As Thomson's reputation grew, so did interest in his life, and particularly, in his death. Since the 1970s, a significant body of writing has been devoted to exploring Thomson's disappearance and demise. These works have offered arguments based on evidence, hearsay, speculation, and sometimes even outright fictions regarding what happened to Thomson in July 1917. While some have served to expand our knowledge, others have served to further confuse our understanding of what happened to Tom Thomson 100 years ago.
Myths have displaced the facts
When beginning the work that would become Death on A Painted Lake: The Tom Thomson Tragedy, I surveyed much of the literature that has been written about Tom Thomson's demise, particularly over the last few decades. I encountered stories of drunken fights, unpaid debts, unwanted pregnancy, suicide coverups, and murder conspiracies. What I was surprised to discover, as I turned to the primary evidence - the documents written in 1917 - was how few of these claims had any evidence to support them. What I soon came to realize is that much of what we've been told of Tom Thomson's last spring and death is more myth than fact.

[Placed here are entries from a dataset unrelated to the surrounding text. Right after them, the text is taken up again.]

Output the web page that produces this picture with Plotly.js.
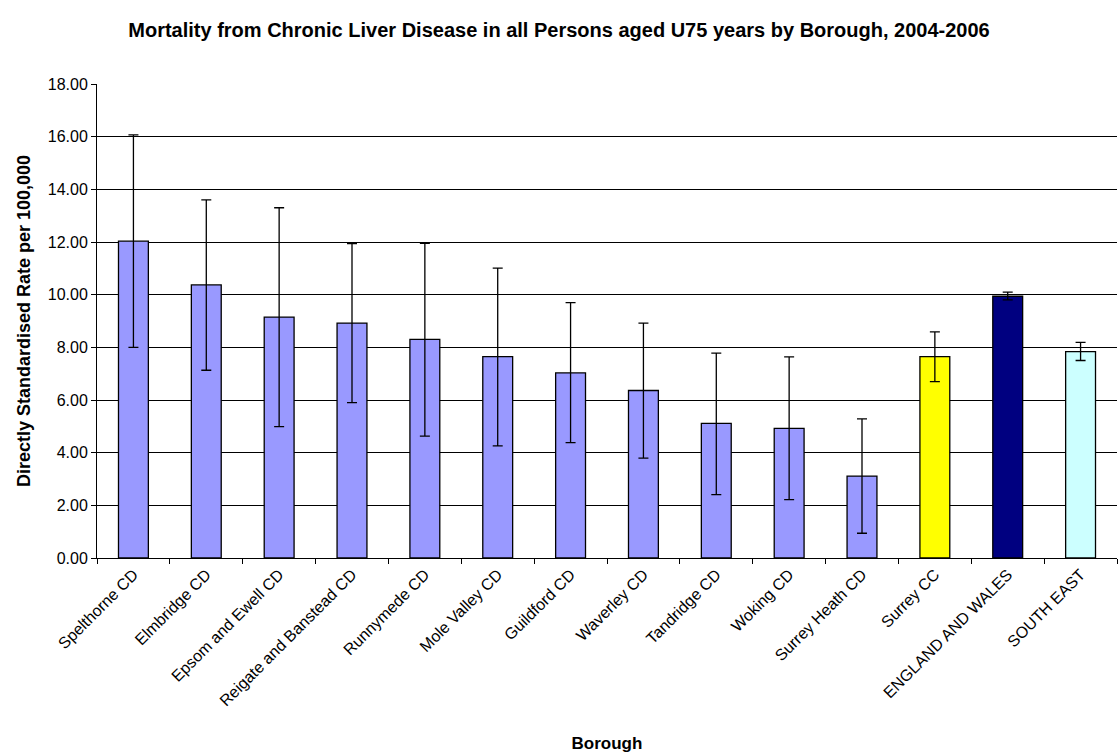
<!DOCTYPE html>
<html><head><meta charset="utf-8">
<script src="https://cdn.plot.ly/plotly-3.0.1.min.js"></script>
<style>body{margin:0}</style></head><body>
<div id="chart" style="width:1118px;height:753px"></div>
<script>
const categories = ["Spelthorne CD","Elmbridge CD","Epsom and Ewell CD","Reigate and Banstead CD","Runnymede CD","Mole Valley CD","Guildford CD","Waverley CD","Tandridge CD","Woking CD","Surrey Heath CD","Surrey CC","ENGLAND AND WALES","SOUTH EAST"];
const rates = [12.03,10.37,9.15,8.92,8.30,7.65,7.03,6.36,5.11,4.92,3.11,7.65,9.94,7.84];
const upperCI = [16.07,13.60,13.30,11.94,11.95,11.01,9.70,8.92,7.78,7.64,5.28,8.59,10.10,8.19];
const lowerCI = [8.00,7.13,4.99,5.90,4.63,4.26,4.38,3.79,2.41,2.22,0.94,6.70,9.80,7.50];
const barColors = ["#9999FF","#9999FF","#9999FF","#9999FF","#9999FF","#9999FF","#9999FF","#9999FF","#9999FF","#9999FF","#9999FF","#FFFF00","#000080","#CCFFFF"];
const tickVals = [0,2,4,6,8,10,12,14,16,18];

Plotly.newPlot('chart',[{
  type:'bar', x:categories, y:rates,
  marker:{color:barColors, line:{color:'#000', width:1.3}},
  error_y:{type:'data', symmetric:false,
    array:upperCI.map((u,i)=>u-rates[i]),
    arrayminus:rates.map((r,i)=>r-lowerCI[i]),
    color:'#000', thickness:1.3, width:5}
}],{
  width:1118, height:753,
  margin:{l:97,r:1,t:84,b:195},
  paper_bgcolor:'#fff', plot_bgcolor:'#fff',
  font:{family:'Liberation Sans, Arial', size:15, color:'#000'},
  bargap:0.59,
  showlegend:false,
  title:{text:'<b>Mortality from Chronic Liver Disease in all Persons aged U75 years by Borough, 2004-2006</b>', x:0.5, xanchor:'center', yref:'paper', y:1, yanchor:'bottom', pad:{b:47}, font:{size:20}},
  xaxis:{tickangle:-45, showline:true, linecolor:'#000', ticks:'outside', ticklen:5, tickcolor:'#000', tickson:'boundaries',
    title:{text:'<b>Borough</b>', font:{size:17}, standoff:28}, tickfont:{size:16}},
  yaxis:{range:[0,18], tickvals:tickVals, tickformat:'.2f', showline:true, linecolor:'#000',
    ticks:'outside', ticklen:5, tickcolor:'#000', gridcolor:'#000', gridwidth:1, zeroline:false,
    title:{text:'<b>Directly Standardised Rate per 100,000</b>', font:{size:18}, standoff:12}, tickfont:{size:16}}
},{displayModeBar:false});
</script></body></html>
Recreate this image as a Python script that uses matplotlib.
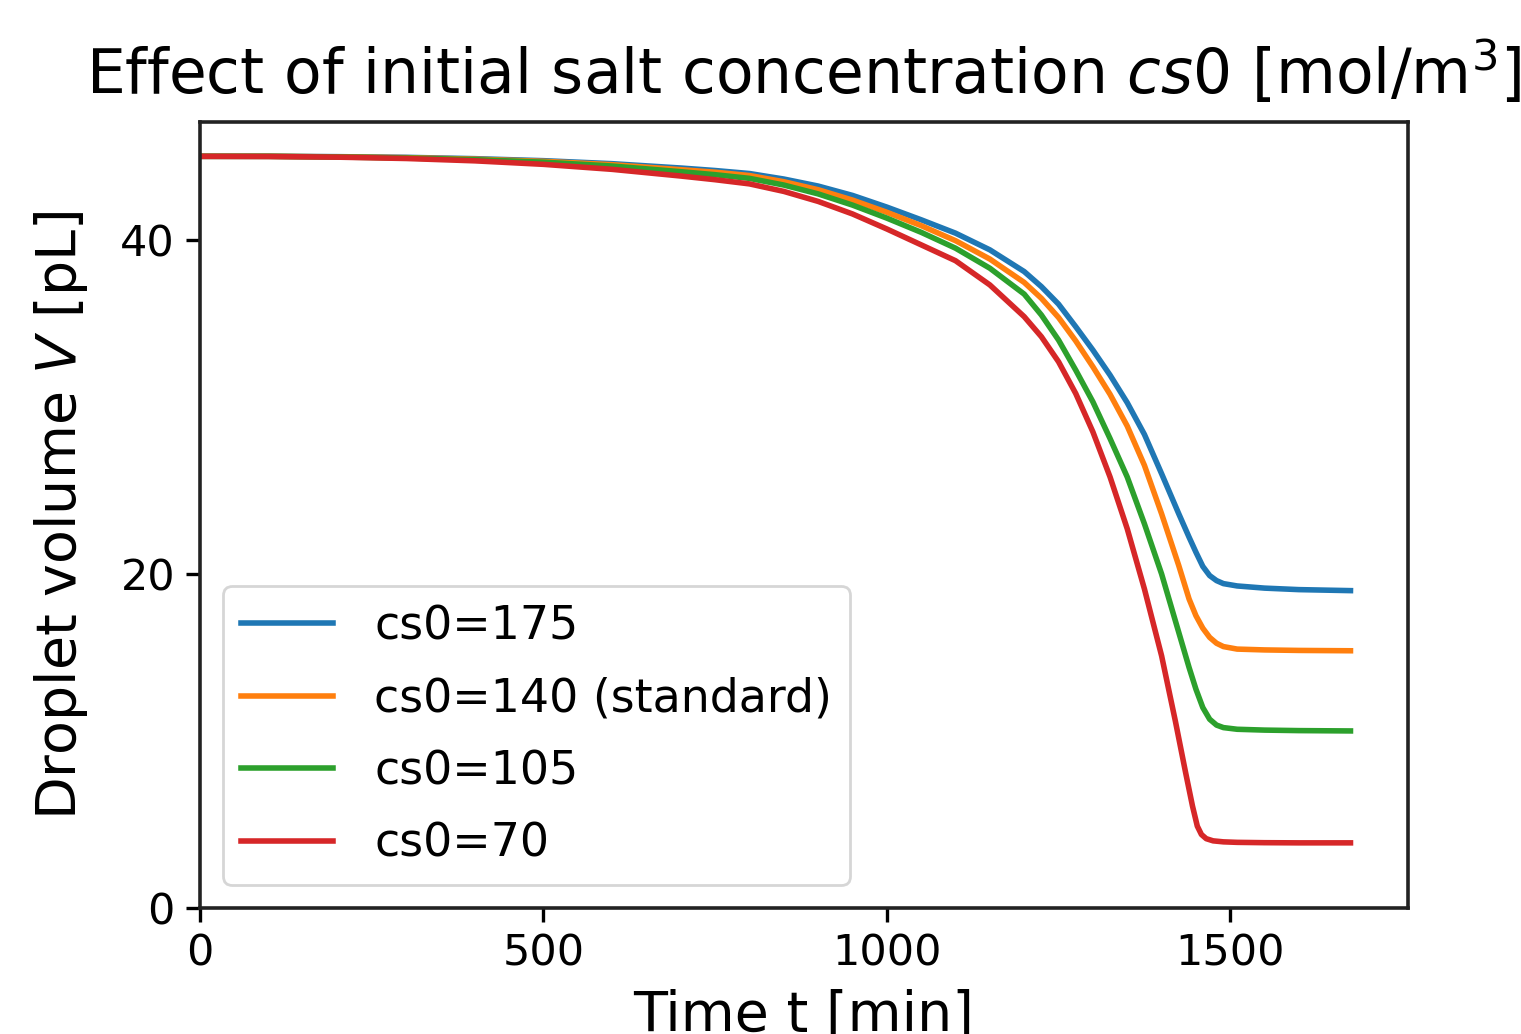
import matplotlib
matplotlib.use("Agg")
import matplotlib.pyplot as plt

# ---- data ----
t_blue = [0, 100, 200, 300, 400, 500, 600, 700, 750, 800, 850, 900, 950, 1000, 1050, 1100,
          1150, 1200, 1225, 1250, 1275, 1300, 1325, 1350, 1375, 1400, 1425, 1440, 1450,
          1460, 1470, 1480, 1490, 1510, 1550, 1600, 1675]
v_blue = [45.0, 45.0, 44.98, 44.94, 44.86, 44.74, 44.56, 44.3, 44.15, 43.97, 43.64, 43.22,
          42.66, 41.96, 41.2, 40.4, 39.4, 38.1, 37.2, 36.15, 34.8, 33.4, 31.9, 30.25, 28.35,
          26.0, 23.6, 22.2, 21.3, 20.45, 19.9, 19.6, 19.42, 19.28, 19.15, 19.06, 19.0]

t_orange = [0, 100, 200, 300, 400, 500, 600, 700, 750, 800, 850, 900, 950, 1000, 1050, 1100,
            1150, 1200, 1225, 1250, 1275, 1300, 1325, 1350, 1375, 1400, 1425, 1440, 1450,
            1460, 1470, 1480, 1490, 1510, 1550, 1600, 1675]
v_orange = [45.0, 45.0, 44.97, 44.92, 44.83, 44.7, 44.5, 44.2, 44.05, 43.85, 43.48, 43.0,
            42.38, 41.65, 40.85, 39.95, 38.85, 37.45, 36.5, 35.35, 33.95, 32.4, 30.75, 28.85,
            26.5, 23.6, 20.5, 18.5, 17.5, 16.75, 16.2, 15.85, 15.65, 15.5, 15.45, 15.42, 15.4]

t_green = [0, 100, 200, 300, 400, 500, 600, 700, 750, 800, 850, 900, 950, 1000, 1050, 1100,
           1150, 1200, 1225, 1250, 1275, 1300, 1325, 1350, 1375, 1400, 1425, 1440, 1450,
           1460, 1470, 1480, 1490, 1510, 1550, 1600, 1675]
v_green = [45.0, 45.0, 44.96, 44.9, 44.8, 44.65, 44.42, 44.08, 43.9, 43.68, 43.28, 42.75,
           42.08, 41.3, 40.45, 39.5, 38.3, 36.75, 35.5, 34.0, 32.2, 30.3, 28.1, 25.8, 23.0,
           20.0, 16.5, 14.4, 13.1, 12.0, 11.3, 10.95, 10.8, 10.7, 10.65, 10.62, 10.6]

t_red = [0, 100, 200, 300, 400, 500, 600, 700, 750, 800, 850, 900, 950, 1000, 1050, 1100,
         1150, 1200, 1225, 1250, 1275, 1300, 1325, 1350, 1375, 1400, 1420, 1435, 1445,
         1452, 1458, 1465, 1475, 1490, 1510, 1550, 1600, 1675]
v_red = [45.0, 44.99, 44.95, 44.87, 44.73, 44.52, 44.22, 43.82, 43.6, 43.35, 42.9, 42.3,
         41.55, 40.65, 39.7, 38.75, 37.3, 35.4, 34.2, 32.7, 30.8, 28.5, 25.8, 22.7, 19.1,
         15.1, 11.2, 8.1, 6.1, 4.9, 4.4, 4.15, 4.02, 3.96, 3.93, 3.91, 3.9, 3.9]

labels = ["cs0=175", "cs0=140 (standard)", "cs0=105", "cs0=70"]
colors = ["#1f77b4", "#ff7f0e", "#2ca02c", "#d62728"]

title = r"Effect of initial salt concentration $cs0$ [mol/m$^3$]"
xlabel = "Time t [min]"
ylabel = r"Droplet volume $V$ [pL]"

# ---- figure ----
fig = plt.figure(figsize=(15.21, 10.34), dpi=100)
ax = fig.add_axes([200/1521, 1 - 908/1034, (1408-200)/1521, (908-122)/1034])

series = [(t_blue, v_blue), (t_orange, v_orange), (t_green, v_green), (t_red, v_red)]
for (t, v), lab, c in zip(series, labels, colors):
    ax.plot(t, v, color=c, lw=4.0, label=lab, solid_joinstyle="round")

ax.set_xlim(left=0)
ax.set_ylim(bottom=0)
ax.set_xticks([0, 500, 1000, 1500])
ax.set_yticks([0, 20, 40])
ax.tick_params(labelsize=31, length=10, width=2.4, pad=8)
for s in ax.spines.values():
    s.set_linewidth(2.6)
    s.set_color("#222222")

ax.set_title(title, fontsize=44.3, pad=20)
ax.set_xlabel(xlabel, fontsize=40, labelpad=10)
ax.set_ylabel(ylabel, fontsize=40, labelpad=22)

leg = ax.legend(loc="lower left", fontsize=33, handlelength=2.0, handletextpad=0.9,
                labelspacing=0.6, borderaxespad=0.5, framealpha=0.8, fancybox=True)
leg.get_frame().set_linewidth(2.0)
for line in leg.get_lines():
    line.set_linewidth(4.0)

fig.savefig("out.png", dpi=100)
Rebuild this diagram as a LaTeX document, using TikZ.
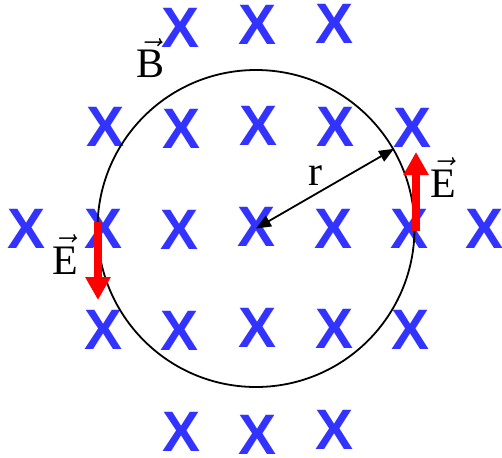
\documentclass[tikz,border=0pt]{standalone}
\usepackage{fix-cm}
\usepackage{amsmath}
\usepackage{fontspec}
\setmainfont{Liberation Serif}
\newfontfamily\crossfont{Liberation Sans}
\definecolor{fieldblue}{RGB}{51,51,255}
\usetikzlibrary{arrows.meta}

\begin{document}
\begin{tikzpicture}[x=1pt,y=-1pt,
  fieldx/.style={inner sep=0pt,text=fieldblue,font=\crossfont\bfseries\fontsize{57}{60}\selectfont},
  vlabel/.style={inner sep=0pt,anchor=base,font=\fontsize{42}{48}\selectfont},
  efield/.style={red,line width=8pt,-{Triangle[length=23pt,width=24pt]}}]
  \useasboundingbox (0,0) rectangle (502,457);
  % B field into the page
  \foreach \n/\x/\y in {a1/181/27.5, a2/258/24.5, a3/335/24,
      b1/106/127, b2/182/129, b3/259/126, b4/336/127, b5/413/128,
      c1/27/229, c2/104/229, c3/180/230, c4/257/227, c5/334/229, c6/410/229, c7/484/229,
      d1/104/329.5, d2/180/330.5, d3/258/328, d4/335/329, d5/411/330,
      e1/182/432, e2/258/435, e3/335/430}{
    \node[fieldx] (x\n) at (\x,\y) {X};
  }
  % loop and radius
  \node[circle,draw,line width=1.8pt,minimum size=317pt,inner sep=0pt] (loop) at (256,228.5) {};
  \draw[{Triangle[length=15pt,width=12pt]}-{Triangle[length=15pt,width=12pt]},line width=1.8pt]
    (loop.center) -- (loop.30);
  % induced E field
  \coordinate (eup0) at (416,231);
  \coordinate (eup1) at (416,152);
  \coordinate (edn0) at (98,222);
  \coordinate (edn1) at (98,300);
  \draw[efield] (eup0) -- (eup1);
  \draw[efield] (edn0) -- (edn1);
  % labels
  \node[vlabel] (blab) at (150.5,78) {$\vec{\text{B}}$};
  \node[vlabel] (rlab) at (315.5,185) {r};
  \node[vlabel] (erlab) at (443.5,197) {$\vec{\text{E}}$};
  \node[vlabel] (ellab) at (65,274) {$\vec{\text{E}}$};
\end{tikzpicture}
\end{document}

In particular, much of the writing claiming Thomson's death was the result of suicide or murder incorporates fanciful speculation rooted in gossip, misunderstanding, and entertaining but ultimately untrustworthy stories.
What are the roots of the mythology?
Tom Thomson was initially buried in Algonquin Park. Much of the mystery surrounding Thomson’s death was initially fed by awkward communication regarding the Thomson family’s wishes for Tom’s remains. Evidence from the time indicates his family never wanted to have him buried in Algonquin Park, and tried to communicate their wishes to those at Canoe Lake, where his body was discovered and first buried. Technological problems and poorly worded telegrams from those in Canoe Lake produced delays that had repercussions for those living and working in the presence of their friend’s decomposing body. Without word of the Thomson family’s wishes, all at Canoe Lake agreed something must be done. The exceptional challenge of having to deal with a tragic death in the small community, and perhaps some insecurity about who should have responsibility for decision-making regarding Thomson's body, resulted in decisions being made on the fly. Anxiety was no doubt compounded when it was discovered that the decision reached by those at Canoe Lake did not accord with the Thomson family's desires.
Conflict over such an emotional issue clearly caused consternation and frustration all around. The exhumation of Thomson’s body from his Algonquin Park burial site within a day of his preliminary burial created fertile ground for hostility and suspicion over the decades to come. Eventually, these feelings would bear ill fruit.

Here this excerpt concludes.